Still, analysts said the Bank of Canada will likely look through the June setback as a temporary aberration, adding that the report Friday is unlikely to change governor Stephen Poloz's view on leaving interest rates unchanged at next week's rate announcement.
That also appeared to be the initial reaction of markets as well, as currency traders largely shrugged off the report, leaving the loonie hovering around 95 cents U.S.
A strong quarter for household consumption, up 3.8 per cent on an annualized basis, saved the economy from a worst fate, analysts said, although with debt levels at near-record highs, consumption is unlikely to hold up growth much longer. For the economy to kick into a new gear, manufacturing and exports must pick up, they said.
"A softer Canadian dollar and better U.S. growth can't come soon enough for manufacturers," said Benjamin Reitzes, a senior economist with BMO Capital Markets.
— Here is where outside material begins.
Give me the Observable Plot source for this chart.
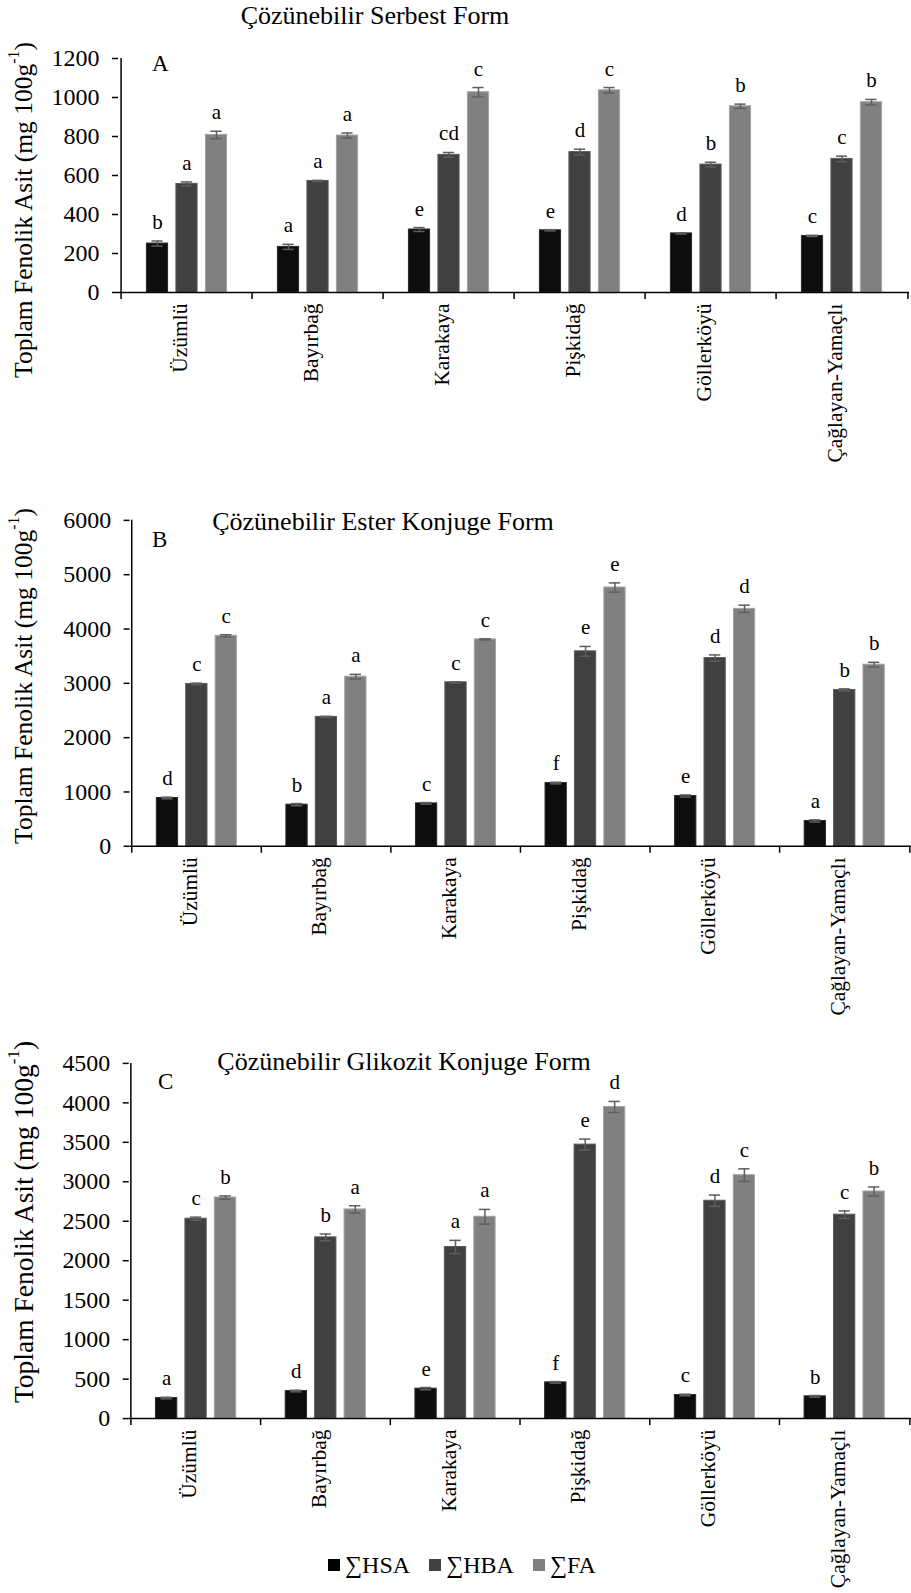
<!DOCTYPE html>
<html><head><meta charset="utf-8">
<script src="https://cdn.jsdelivr.net/npm/d3@7"></script>
<script src="https://cdn.jsdelivr.net/npm/@observablehq/plot@0.6"></script>
<style>
html,body{margin:0;padding:0;background:#fff;overflow:hidden;}
#root{position:relative;width:911px;height:1593px;overflow:hidden;color:#000;background:#fff;}
#root, #root *, #root svg text, #root svg g {font-family:"Liberation Serif","Times New Roman",serif !important;}
.panel{position:absolute;left:0;}
.ttl{position:absolute;transform:translate(-50%,-50%);white-space:nowrap;line-height:1;font-size:26px;}
.plet{position:absolute;transform:translateY(-50%);line-height:1;font-size:23px;}
.ylab{position:absolute;transform:translate(-50%,-50%) rotate(-90deg);white-space:nowrap;line-height:1;}
.ylab sup{font-size:0.62em;position:relative;top:-0.2em;vertical-align:super;line-height:0;}
.legend{position:absolute;left:328px;top:1565px;transform:translateY(-50%);display:flex;align-items:center;font-size:24px;line-height:1;white-space:nowrap;}
.legend .sw{width:12px;height:12px;display:inline-block;margin-right:5px;}
.legend .it{display:flex;align-items:center;margin-right:19px;}
</style></head><body><div id="root"></div>
<script>
const categories = ["Üzümlü","Bayırbağ","Karakaya","Pişkidağ","Göllerköyü","Çağlayan-Yamaçlı"];
const series = ["∑HSA","∑HBA","∑FA"];
const colors = ["#0d0d0d","#404040","#808080"];
const edges = ["#2a2a2a","#5a5a5a","#a4a4a4"];
const yLabelMain = "Toplam Fenolik Asit (mg 100g";
const yLabelSup = "-1";

// Panel A — Çözünebilir Serbest Form
const aTitle = "Çözünebilir Serbest Form";
const aTicks = [0,200,400,600,800,1000,1200];
const aHSA = [251,234,323,319,303,290];
const aHBA = [557,572,706,720,656,685];
const aFA  = [808,805,1027,1037,955,976];
const aHSAerr = [13,13,10,3,3,3];
const aHBAerr = [10,3,12,15,12,14];
const aFAerr  = [19,13,24,14,11,14];
const aHSAlet = ["b","a","e","e","d","c"];
const aHBAlet = ["a","a","cd","d","b","c"];
const aFAlet  = ["a","a","c","c","b","b"];

// Panel B — Çözünebilir Ester Konjuge Form
const bTitle = "Çözünebilir Ester Konjuge Form";
const bTicks = [0,1000,2000,3000,4000,5000,6000];
const bHSA = [889,766,790,1164,925,466];
const bHBA = [2988,2382,3019,3589,3465,2878];
const bFA  = [3875,3122,3809,4764,4371,3343];
const bHSAerr = [15,20,15,15,20,20];
const bHBAerr = [15,10,10,90,58,20];
const bFAerr  = [20,43,10,85,67,43];
const bHSAlet = ["d","b","c","f","e","a"];
const bHBAlet = ["c","a","c","e","d","b"];
const bFAlet  = ["c","a","c","e","d","b"];

// Panel C — Çözünebilir Glikozit Konjuge Form
const cTitle = "Çözünebilir Glikozit Konjuge Form";
const cTicks = [0,500,1000,1500,2000,2500,3000,3500,4000,4500];
const cHSA = [260,349,379,459,299,282];
const cHBA = [2532,2296,2174,3471,2760,2583];
const cFA  = [2801,2650,2557,3948,3084,2877];
const cHSAerr = [10,10,15,10,10,10];
const cHBAerr = [20,42,84,70,72,48];
const cFAerr  = [20,46,93,70,80,57];
const cHSAlet = ["a","d","e","f","c","b"];
const cHBAlet = ["c","b","a","e","d","c"];
const cFAlet  = ["b","a","a","d","c","b"];

const root = document.getElementById("root");
const FONT = "'Liberation Serif','Times New Roman',serif";

function buildPanel(cfg) {
  const {vals, errs, lets, ticks, top, width, height, mL, mR, mT, mB} = cfg;
  const ymax = ticks[ticks.length - 1];
  const plotH = height - mT - mB;
  const perPx = ymax / plotH;
  const bw = (width - mL - mR) / categories.length;
  const barW = 22, step = 29.5, capW = 12;
  const rows = [];
  series.forEach((s, si) => categories.forEach((c, ci) =>
    rows.push({cat: c, s, si, v: vals[si][ci], e: errs[si][ci], l: lets[si][ci]})));
  const marks = [];
  series.forEach((s, si) => {
    const d = rows.filter(r => r.si === si);
    const dx = (si - 1) * step;
    marks.push(Plot.barY(d, {x: "cat", y: "v", fill: colors[si], stroke: edges[si], strokeWidth: 1, insetLeft: (bw - barW) / 2, insetRight: (bw - barW) / 2, dx}));
    marks.push(Plot.ruleX(d, {x: "cat", y1: r => r.v - r.e, y2: r => r.v + r.e, stroke: "#5e5e5e", strokeWidth: 1.5, dx}));
    marks.push(Plot.tickY(d, {x: "cat", y: r => r.v + r.e, stroke: "#5e5e5e", strokeWidth: 1.5, insetLeft: (bw - capW) / 2, insetRight: (bw - capW) / 2, dx}));
    marks.push(Plot.tickY(d, {x: "cat", y: r => r.v - r.e, stroke: "#5e5e5e", strokeWidth: 1.5, insetLeft: (bw - capW) / 2, insetRight: (bw - capW) / 2, dx}));
    marks.push(Plot.text(d, {x: "cat", y: r => r.v + r.e, text: "l", dx, dy: -12, lineAnchor: "bottom", fontSize: 21, fontFamily: FONT, fill: "#000"}));
  });
  marks.push(Plot.ruleY([0], {stroke: "#000", strokeWidth: 1.5}));
  marks.push(Plot.ruleX([categories[0]], {x: d => d, dx: -bw / 2, y1: 0, y2: ymax, stroke: "#000", strokeWidth: 1.5}));
  marks.push(Plot.ruleX(categories, {x: d => d, dx: -bw / 2, y1: 0, y2: -7 * perPx, stroke: "#000", strokeWidth: 1.5}));
  marks.push(Plot.ruleX([categories[categories.length - 1]], {x: d => d, dx: bw / 2, y1: 0, y2: -7 * perPx, stroke: "#000", strokeWidth: 1.5}));
  marks.push(Plot.axisY({ticks, tickSize: 6, tickPadding: 13, fontSize: 24, fontFamily: FONT, tickFormat: d => String(d), label: null, stroke: "#000", strokeWidth: 1.5, fill: "#000"}));
  marks.push(Plot.text(categories, {x: d => d, text: d => d, frameAnchor: "bottom", rotate: -90, textAnchor: "end", dy: 11, fontSize: 21.5, fontFamily: FONT, fill: "#000"}));
  const svg = Plot.plot({
    width, height, marginLeft: mL, marginRight: mR, marginTop: mT, marginBottom: mB,
    style: {fontFamily: FONT, fontSize: "24px", color: "#000", background: "transparent", overflow: "visible"},
    x: {type: "band", domain: categories, padding: 0, axis: null},
    y: {domain: [0, ymax]},
    marks
  });
  const div = document.createElement("div");
  div.className = "panel";
  div.style.top = top + "px";
  div.appendChild(svg);
  root.appendChild(div);
}

buildPanel({vals: [aHSA, aHBA, aFA], errs: [aHSAerr, aHBAerr, aFAerr], lets: [aHSAlet, aHBAlet, aFAlet],
  ticks: aTicks, top: 0, width: 911, height: 480, mL: 118, mR: 2, mT: 58, mB: 188});
buildPanel({vals: [bHSA, bHBA, bFA], errs: [bHSAerr, bHBAerr, bFAerr], lets: [bHSAlet, bHBAlet, bFAlet],
  ticks: bTicks, top: 480, width: 914, height: 530, mL: 130, mR: 0, mT: 40, mB: 163});
buildPanel({vals: [cHSA, cHBA, cFA], errs: [cHSAerr, cHBAerr, cFAerr], lets: [cHSAlet, cHBAlet, cFAlet],
  ticks: cTicks, top: 1010, width: 913, height: 583, mL: 129, mR: 0, mT: 53, mB: 174});

function addDiv(cls, text, css) {
  const d = document.createElement("div");
  d.className = cls; d.textContent = text;
  Object.assign(d.style, css);
  root.appendChild(d);
  return d;
}
function addYLabel(cx, cy, size) {
  const d = addDiv("ylab", yLabelMain, {left: cx + "px", top: cy + "px", fontSize: size + "px"});
  const s = document.createElement("sup"); s.textContent = yLabelSup;
  d.appendChild(s);
  d.appendChild(document.createTextNode(")"));
}
addYLabel(24, 210, 25.5);
addYLabel(24, 676, 25.5);
addYLabel(24, 1222, 27.5);

addDiv("ttl", aTitle, {left: "375px", top: "16px"});
addDiv("ttl", bTitle, {left: "383px", top: "522px"});
addDiv("ttl", cTitle, {left: "404px", top: "1062px"});
addDiv("plet", "A", {left: "152px", top: "63px"});
addDiv("plet", "B", {left: "152px", top: "539px"});
addDiv("plet", "C", {left: "158px", top: "1081px"});

const legend = document.createElement("div");
legend.className = "legend";
series.forEach((s, i) => {
  const it = document.createElement("span"); it.className = "it";
  const sw = document.createElement("span"); sw.className = "sw"; sw.style.background = i === 0 ? "#000" : colors[i];
  const tx = document.createElement("span"); tx.textContent = s;
  it.append(sw, tx); legend.appendChild(it);
});
root.appendChild(legend);
</script></body></html>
On that front there was some good news.
On Thursday, the U.S. revised its second-quarter performance to 2.5 per cent from a previously reported 1.7, with most analysts betting growth south of the border will accelerate further in the second half of the year.
The recent five per cent devaluation of the loonie from parity with the U.S. dollar is also expected to help manufacturers and exporters, who ship much of their output to America. Some analysts see the loonie dropping to about 90 cents US by year's end.
But CIBC chief economist Avery Shenfeld cautioned that the third-quarter performance will likely not be as robust as the 3.8 per cent bounce-back predicted by the central bank. That's because if the hit from the floods and strike wasn't as big as thought, neither will be the rebound.
There was another mildly encouraging report released Friday by the Conference Board. The think-tank's consumer confidence index rose modestly 2.2 points on more optimistic views from Canadians about their finances, but noted that they were also more pessimistic about the health of the job market.
Much of the data Friday showed widespread weakness, but mostly because of temporary factors.
In June, construction tumbled 1.9 per cent, most attributed to the Quebec strike which ended in early July; arts, entertainment and recreation plunged 4.3 per cent, with attendance at sporting events particularly hit; manufacturing fell 1.3 per cent and was down 3.1 per cent over last year.
Quarterly, business investment contracted 2.5 per cent and exports cut 0.7 points from the quarterly growth. Besides household consumption, housing was another bright spot, rising 5.4 per cent after three consecutive quarterly declines.